06 March 2009

perspectives: publishers of african poetry and poets

In response to my earlier posting -- print and online publishers of poetry; of african poetry? -- Tolu Ogunlesi, one of our readers (and a working poet in his own right) sent a thoughtful response along with some specific suggestions that deserve a wider audience.

Ogunlesi writes:
Just came across this post on your blog, and thought I should share some of my personal experience.

In my opinion, writing in/from Africa is often a case of "All written up... nowhere to go."

Let me try to count the living (print) literary magazines I know of in Nigeria:
  1. Farafina (they do not take unsolicited poetry)
  2. Cavalcade (new journal published by the abuja writers' forum, I haven't even seen a copy yet)
Trying to think of more....

What you often have are poetry anthologies published by various writers' groups, not very well edited or printed. And then of course the newspapers, which often publish very bad poetry written by newspaper staff and the editors' friends.

Elsewhere in africa:
  1. Chimurenga -- irregularly published
  2. Kwani? -- same as Chimurenga
To some extent, poetry worldwide -- and writing in general -- is "All written up... nowhere to go." And much of it deserves to stay there: in notebooks, on scraps bundled in folders, floating around disjointedly in the mind. (Much like most of my own poetic "production".) But Ogunlesi's larger point, on the troubles of publishing in Africa and finding outlets beyond Africa (from a home base on the Continent), are both well taken, and well documented; and as Ogunlesi reaffirms in painful detail, it is very much a matter of access.
Most of my own submissions go to Europe (the UK esp) and America.
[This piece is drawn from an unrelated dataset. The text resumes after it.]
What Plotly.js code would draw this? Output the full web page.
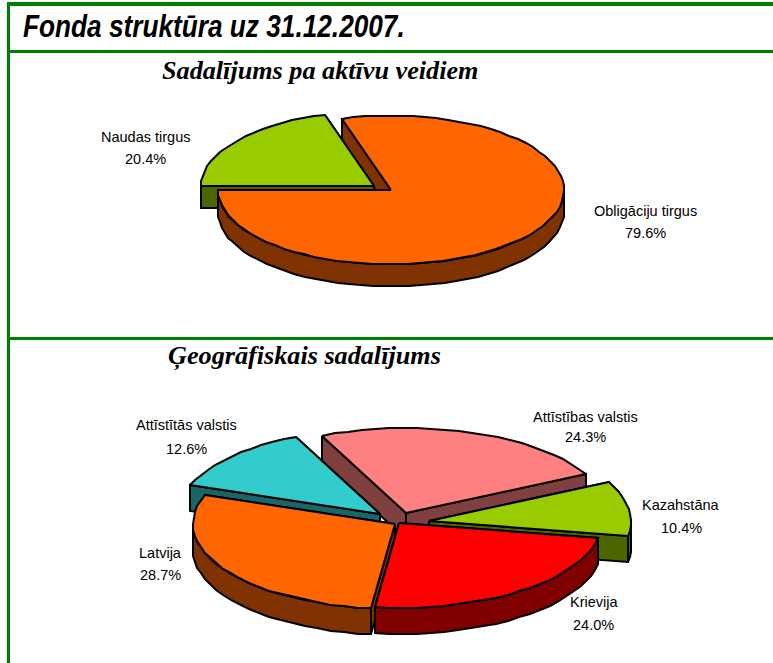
<!DOCTYPE html>
<html>
<head>
<meta charset="utf-8">
<script src="https://cdn.plot.ly/plotly-3.0.1.min.js"></script>
<style>html,body{margin:0;padding:0;background:#fff;overflow:hidden}</style>
</head>
<body>
<div id="chart" style="width:773px;height:663px"></div>
<script>
// ---- data ----
const assetCategories = ['Obligāciju tirgus', 'Naudas tirgus'];
const assetValues = [79.6, 20.4];
const geoCategories = ['Attīstības valstis', 'Kazahstāna', 'Krievija', 'Latvija', 'Attīstītās valstis'];
const geoValues = [24.3, 10.4, 24.0, 28.7, 12.6];

// ---- styles ----
const assetTop = ['#FF6600', '#99CC00'];
const assetWall = ['#803300', '#4D6600'];
const geoTop = ['#FF8080', '#99CC00', '#FF0000', '#FF6600', '#33CCCC'];
const geoWall = ['#804040', '#4D6600', '#800000', '#803300', '#1A6666'];
const frameColor = '#008000';

// ---- pie layout (axis units equal page pixels) ----
const assetPie = {cx: 391, cy: 190, rx: 173, ry: 74.5, depth: 22, start: 106.6, pull: [[0, 0], [-17, -4]]};
const geoPie = {cx: 397, cy: 519, rx: 202, ry: 85, depth: 26, start: 114.6,
                pull: [[9, -6], [32, 2], [2, 4], [-2, 5], [-17, -5]]};
const assetLabelPos = [[645.5, 211, 233], [145.5, 137, 159]];
const geoLabelPos = [[585.5, 417, 437], [681, 505, 528], [593.5, 602, 625], [160, 553, 575], [186.5, 425, 449]];

function sliceShapes(pie, values) {
  const total = values.reduce((a, b) => a + b, 0);
  let a0 = pie.start;
  return values.map((v, i) => {
    const a1 = a0 - v / total * 360;
    const ox = pie.cx + pie.pull[i][0], oy = pie.cy + pie.pull[i][1];
    const pt = (deg, drop) => {
      const t = deg * Math.PI / 180;
      return [Math.round(ox + pie.rx * Math.cos(t)), Math.round(oy - pie.ry * Math.sin(t)) + drop];
    };
    const arc = (from, to, drop) => {
      const n = Math.max(1, Math.ceil(Math.abs(from - to) / 4)), out = [];
      for (let k = 0; k <= n; k++) out.push(pt(from + (to - from) * k / n, drop));
      return out;
    };
    const apex = [ox, oy], d = pie.depth;
    const cut = deg => [apex, pt(deg, 0), pt(deg, d), [ox, oy + d]];
    // outer wall: the part of the rim on the viewer's side
    const walls = [];
    for (let base = -360; base <= 0; base += 360) {
      const from = Math.min(a0, base), to = Math.max(a1, base - 180);
      if (from > to) walls.push(arc(from, to, 0).concat(arc(to, from, d)));
    }
    const top = [apex].concat(arc(a0, a1, 0));
    // cut faces: the one reaching higher on the page is painted first
    const cuts = [cut(a0), cut(a1)].sort((p, q) => p[1][1] - q[1][1]);
    a0 = a1;
    return {cuts, walls, top};
  });
}

const traces = [];
function poly(points, fill) {
  const closed = points.concat([points[0]]);
  traces.push({
    type: 'scatter', mode: 'lines', x: closed.map(p => p[0]), y: closed.map(p => p[1]),
    fill: 'toself', fillcolor: fill, line: {color: '#000', width: 2},
    hoverinfo: 'skip', showlegend: false
  });
}
function drawCuts(s, color) { s.cuts.forEach(c => poly(c, color)); }
function drawBody(s, wall, top) { s.walls.forEach(w => poly(w, wall)); poly(s.top, top); }

// asset pie, painted back to front
const a = sliceShapes(assetPie, assetValues);
drawCuts(a[0], assetWall[0]);
drawCuts(a[1], assetWall[1]);
drawBody(a[1], assetWall[1], assetTop[1]);
drawBody(a[0], assetWall[0], assetTop[0]);

// geographic pie, painted back to front
const g = sliceShapes(geoPie, geoValues);
[0, 4, 1, 3, 2].forEach(i => {
  drawCuts(g[i], geoWall[i]);
  drawBody(g[i], geoWall[i], geoTop[i]);
});

// ---- text ----
const annotations = [];
function label(cat, val, pos) {
  const font = {family: '"Liberation Sans", Arial, sans-serif', size: 14.5, color: '#000'};
  annotations.push({xref: 'x', yref: 'y', x: pos[0], y: pos[1], text: cat, showarrow: false, font});
  annotations.push({xref: 'x', yref: 'y', x: pos[0], y: pos[2], text: val.toFixed(1) + '%', showarrow: false, font});
}
assetCategories.forEach((c, i) => label(c, assetValues[i], assetLabelPos[i]));
geoCategories.forEach((c, i) => label(c, geoValues[i], geoLabelPos[i]));
const subFont = {family: '"Liberation Serif", "Times New Roman", serif', size: 26.2, color: '#000'};
annotations.push({xref: 'x', yref: 'y', x: 320, y: 70, showarrow: false, font: subFont,
                  text: '<b><i>Sadalījums pa aktīvu veidiem</i></b>'});
annotations.push({xref: 'x', yref: 'y', x: 304, y: 356, showarrow: false, font: subFont,
                  text: '<b><i>Ģeogrāfiskais sadalījums</i></b>'});

const frame = (x0, y0, x1, y1, w) => ({type: 'line', xref: 'x', yref: 'y', x0, y0, x1, y1,
                                       line: {color: frameColor, width: w}, layer: 'below'});

const titleLeft = 23, titleSqueeze = 381 / 465;
const layout = {
  width: 773, height: 663,
  margin: {l: 0, r: 0, t: 0, b: 0},
  paper_bgcolor: '#fff', plot_bgcolor: '#fff',
  showlegend: false,
  title: {
    text: '<b><i>Fonda struktūra uz 31.12.2007.</i></b>',
    x: titleLeft / 773, xanchor: 'left', xref: 'paper',
    y: 1 - 26 / 663, yanchor: 'middle', yref: 'container',
    font: {family: '"Liberation Sans", Arial, sans-serif', size: 32, color: '#000'}
  },
  xaxis: {range: [0, 773], visible: false, fixedrange: true},
  yaxis: {range: [663, 0], visible: false, fixedrange: true},
  annotations,
  shapes: [frame(7, 4, 773, 4, 4), frame(8, 51.5, 773, 51.5, 3), frame(8, 338.5, 773, 338.5, 3), frame(8.5, 2, 8.5, 663, 3)]
};
Plotly.newPlot('chart', traces, layout, {displayModeBar: false, staticPlot: true}).then(() => {
  // the reference's title face is condensed: narrow the real title text about its left edge
  const t = document.querySelector('.gtitle');
  if (t) t.setAttribute('transform', `translate(${titleLeft} 0) scale(${titleSqueeze} 1) translate(${-titleLeft} 0)`);
});
</script>
</body>
</html>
I have had poems published in Magma (UK), Sable (UK), Stanford's Black Arts Quarterly (US), Pyramid (US), Birmingham Arts Journal (US), and have 3 poems in the current edition of World Literature Today.
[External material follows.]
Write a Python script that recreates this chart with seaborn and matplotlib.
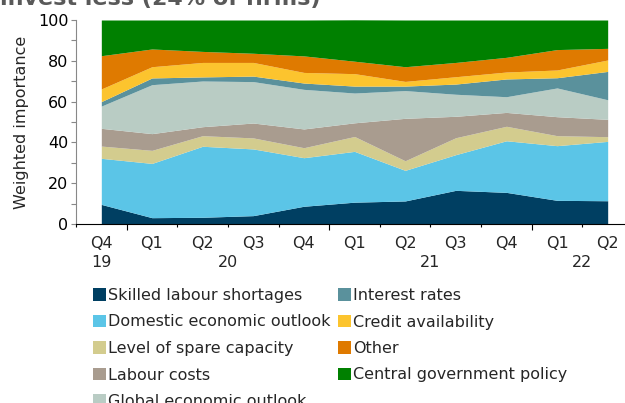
import matplotlib
matplotlib.use("Agg")
import matplotlib.pyplot as plt
import seaborn as sns
import numpy as np
import pandas as pd

# データ
periods = ["Q4 19", "Q1 20", "Q2 20", "Q3 20", "Q4 20", "Q1 21",
           "Q2 21", "Q3 21", "Q4 21", "Q1 22", "Q2 22"]

skilled_labour = [9.6, 3.1, 3.3, 4.1, 8.7, 10.7, 11.3, 16.5, 15.5, 11.6, 11.4]
domestic_outlook = [22.6, 26.6, 34.8, 32.7, 23.8, 24.9, 15.0, 17.5, 25.3, 26.8, 29.1]
spare_capacity = [6.0, 6.4, 5.2, 5.4, 4.9, 7.3, 4.7, 8.3, 7.1, 4.9, 2.3]
labour_costs = [8.7, 8.2, 4.4, 7.3, 9.2, 6.7, 20.8, 10.5, 6.8, 9.3, 8.5]
global_outlook = [10.9, 24.0, 22.4, 20.3, 19.4, 14.6, 13.6, 10.8, 7.7, 14.1, 9.6]
interest_rates = [2.2, 3.3, 2.0, 2.7, 3.1, 3.4, 2.2, 5.0, 8.7, 5.0, 13.9]
credit_availability = [6.2, 5.5, 7.1, 6.7, 5.2, 6.1, 2.3, 3.6, 3.4, 3.8, 5.6]
other = [16.3, 8.7, 5.4, 4.5, 8.1, 6.1, 7.2, 7.0, 7.2, 10.0, 5.7]
central_gov = [17.5, 14.2, 15.4, 16.3, 17.6, 20.3, 22.9, 20.8, 18.3, 14.5, 13.9]

series_names = ["Skilled labour shortages", "Domestic economic outlook",
                "Level of spare capacity", "Labour costs", "Global economic outlook",
                "Interest rates", "Credit availability", "Other",
                "Central government policy"]
colors = ["#003f62", "#5bc5e7", "#d3cc8e", "#a99c8f", "#b9ccc4",
          "#5a919c", "#fcc42e", "#df7a00", "#008000"]

df = pd.DataFrame(
    [skilled_labour, domestic_outlook, spare_capacity, labour_costs, global_outlook,
     interest_rates, credit_availability, other, central_gov],
    index=series_names, columns=periods).T

quarters = [p.split()[0] for p in periods]
years = [p.split()[1] for p in periods]

sns.set_style("ticks")
plt.rcParams["font.family"] = ["DejaVu Sans"]
plt.rcParams["font.size"] = 11.5

fig = plt.figure(figsize=(6.25, 4.03), dpi=100)
ax = fig.add_axes([76 / 625, 1 - 224 / 403, 557 / 625, 204 / 403])

x = np.arange(len(periods))
ax.stackplot(x, df.T.values, colors=colors, labels=series_names, lw=0)

ax.set_xlim(-0.5, len(periods) - 0.5)
ax.set_ylim(0, 100)
sns.despine(ax=ax)

# y軸
ax.set_yticks(range(0, 101, 20))
ax.set_yticks(range(10, 100, 20), minor=True)
ax.tick_params(axis="y", which="both", length=3.5, width=0.8, color="#888888", pad=2,
               labelsize=11.5, labelcolor="black")
ax.spines["left"].set_color("#888888")
ax.set_ylabel("Weighted importance", fontsize=11.5)
ax.yaxis.set_label_coords(-0.084, 0.5)

# x軸
ax.set_xticks(x, quarters)
ax.tick_params(axis="x", which="major", length=0, pad=9, labelsize=11.5)
year_start = [i for i in range(1, len(years)) if years[i] != years[i - 1]]
bounds = np.arange(-0.5, len(periods), 1.0)
short_bounds = [b for b in bounds if (b + 0.5) not in year_start]
ax.set_xticks(short_bounds, minor=True)
ax.tick_params(axis="x", which="minor", length=2.5, width=0.8, color="black")
ax.vlines([i - 0.5 for i in year_start], -0.03, 0, transform=ax.get_xaxis_transform(),
          clip_on=False, color="black", lw=0.8)
ax.spines["bottom"].set_color("black")

for yr in dict.fromkeys(years):
    pos = np.mean([i for i, y in enumerate(years) if y == yr])
    ax.annotate(yr, xy=(pos, 0), xycoords=("data", "axes fraction"),
                xytext=(0, -22), textcoords="offset points",
                ha="center", va="top", fontsize=11.5)

# タイトル（上が切れている）
fig.text(0.0, 1 - 5.5 / 403, "invest less (24% of firms)", fontsize=16,
         fontweight="bold", color="#595959", ha="left", va="baseline")

# 凡例
fig.legend(loc="upper left", bbox_to_anchor=(93 / 625, 1 - 288 / 403), ncol=2,
           frameon=False, fontsize=11.5, handlelength=0.8, handleheight=0.8,
           handletextpad=0.15, labelspacing=0.72, columnspacing=0.45,
           borderpad=0, borderaxespad=0)

fig.savefig("out.png", dpi=100)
It helps that a lot of these journals accept emailed submissions. It'd be too much of a bother to have to snail-mail stuff, what with the unavailability of IRCs in Nigeria, and with the generally inefficient postal services.

These days, one of the most important considerations guiding what American or British mags I submit to is medium of submission - email or nothing.
It certainly seems to me that regardless of the "worth" of any particular scribblings, poets working in Nigeria, Kenya, the United States, New Guinea, Belize... should have access to outlets. Not a mandate. Not a right. But a wish.
To be honest, its tough to break into the literary journal market abroad. It's hard enough for residents of these countries, doubly hard for an "outsider".
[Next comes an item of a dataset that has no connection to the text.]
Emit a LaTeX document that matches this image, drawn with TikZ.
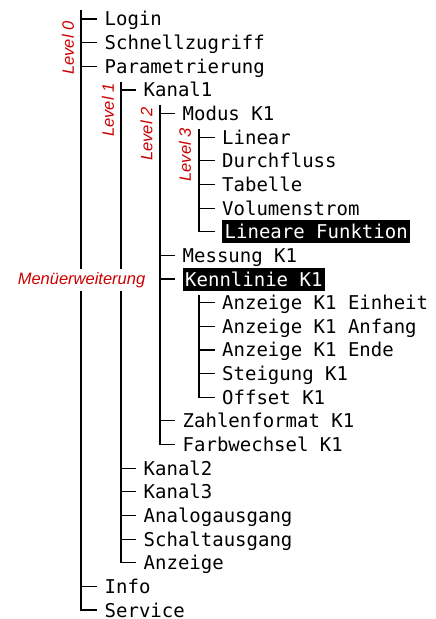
\documentclass[tikz,border=0pt]{standalone}
\usepackage{fontspec}
\setsansfont{Liberation Sans}
\setmonofont{DejaVu Sans Mono}
\usepackage{tikz}
\definecolor{lvlred}{RGB}{204,0,0}

\begin{document}
\begin{tikzpicture}[x=1pt, y=-23.64pt,
        item/.style={anchor=west, font=\ttfamily\fontsize{19}{19}\selectfont, inner xsep=0pt, inner ysep=0pt, text height=14pt, text depth=0pt},
        marked/.style={item, fill=black, text=white, inner xsep=2.5pt, inner ysep=4.5pt},
        branch/.style={line width=1.2pt, shorten >=7.5pt},
        lvl/.style={font=\sffamily\itshape\fontsize{16.5}{16.5}\selectfont, text=lvlred, inner sep=1pt}]
        \useasboundingbox (0,-0.8037) rectangle (435,25.38);
        % level 0
        \coordinate (top) at (81,-0.381);
        \node[item] (login) at (104.5,0) {Login};
        \node[item] (schnell) at (104.5,1) {Schnellzugriff};
        \node[item] (para) at (104.5,2) {Parametrierung};
        \node[item] (info) at (104.5,24) {Info};
        \node[item] (service) at (104.5,25) {Service};
        % level 1
        \node[item] (kanal1) at (143.5,3) {Kanal1};
        \node[item] (kanal2) at (143.5,19) {Kanal2};
        \node[item] (kanal3) at (143.5,20) {Kanal3};
        \node[item] (analog) at (143.5,21) {Analogausgang};
        \node[item] (schalt) at (143.5,22) {Schaltausgang};
        \node[item] (anzeige) at (143.5,23) {Anzeige};
        % level 2
        \node[item] (modus) at (182.5,4) {Modus K1};
        \node[item] (messung) at (182.5,10) {Messung K1};
        \node[marked] (kennl) at (182.5,11) {Kennlinie K1};
        \node[item] (zahlenf) at (182.5,17) {Zahlenformat K1};
        \node[item] (farbw) at (182.5,18) {Farbwechsel K1};
        % level 3
        \node[item] (linear) at (222,5) {Linear};
        \node[item] (durchfl) at (222,6) {Durchfluss};
        \node[item] (tabelle) at (222,7) {Tabelle};
        \node[item] (volstrom) at (222,8) {Volumenstrom};
        \node[marked] (linfkt) at (222,9) {Lineare Funktion};
        \node[item] (einheit) at (222,12) {Anzeige K1 Einheit};
        \node[item] (anfang) at (222,13) {Anzeige K1 Anfang};
        \node[item] (ende) at (222,14) {Anzeige K1 Ende};
        \node[item] (steigung) at (222,15) {Steigung K1};
        \node[item] (offset) at (222,16) {Offset K1};

        % trunks, each down to its last entry
        \draw[branch] (top) |- (service.west);
        \foreach \p/\c in {para/anzeige, kanal1/farbw, modus/linfkt, kennl/offset}
            \draw[branch] ([xshift=16.5pt,yshift=-15.5pt]\p.west) |- (\c.west);
        % ticks of the other entries
        \foreach \c in {login, schnell, para, info}
            \draw[branch] (top |- \c.west) -- (\c.west);
        \foreach \p/\c in {para/kanal1, para/kanal2, para/kanal3, para/analog, para/schalt,
                kanal1/modus, kanal1/messung, kanal1/kennl, kanal1/zahlenf,
                modus/linear, modus/durchfl, modus/tabelle, modus/volstrom,
                kennl/einheit, kennl/anfang, kennl/ende, kennl/steigung}
            \draw[branch] ([xshift=16.5pt]\p.west |- \c.west) -- (\c.west);

        % level marks
        \node[lvl, rotate=90] (lv0) at (68,1.227) {Level 0};
        \node[lvl, rotate=90] (lv1) at (108,3.85) {Level 1};
        \node[lvl, rotate=90] (lv2) at (146.5,4.87) {Level 2};
        \node[lvl, rotate=90] (lv3) at (185,5.75) {Level 3};
        \node[lvl, fill=white, inner xsep=0pt, inner ysep=3pt] (erw) at (81.5,11.04) {Menüerweiterung};
    \end{tikzpicture}
\end{document}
But I have chosen to press on. The internet be praised!
Indeed. It's certainly not easy. And it's certainly not fair that by pure accident of birth it's a hell of a lot easier for me to ship off and hear back from publishers than it is for Ogunlesi. But we all press on.

As he continued in a subsequent email:
Truth is every now and then I get emails and questions from young Nigerian writers (I'm one myself!) saying "I'm a poet, I want to publish my work, what should I do?"

First thing I do is sigh... and then I start my footnoted treatise on the phenomenon called the "internet"...
And I am personally thankful that folks like Ogunlesi do press on.

My thanks to Tolu for his thoughts. For those of you following along, here are links to the publications mentioned above.
And you can read more from Tolu Ogunlesi on his blog. Good luck to everyone!
Addendum (14 February 2010): Aernout Zevenbergen has written an interesting piece on The Art of Self-Publishing on the Book SA website. Zevenbergen is reflecting on the publication of his book (rather than seeking publication in journals) but the challenges faced and lessons learned are, I think, worth sharing in the context of this discussion.


Coastcard said...

Strangely, I live in Wales, UK ... where there are all these small mags you mention ... and I have just received a magazine featuring my poems all the way from India. Strange, small world! I think the fact that the UK Post Office started charging more for A4 envelopes has meant that more outlets here are just beginning to accept submissions by email.How do you feel about submitting to ezines and blogzines?

Kobus van Wyl said...

I found self-publishing, and publishing on the web, the best options.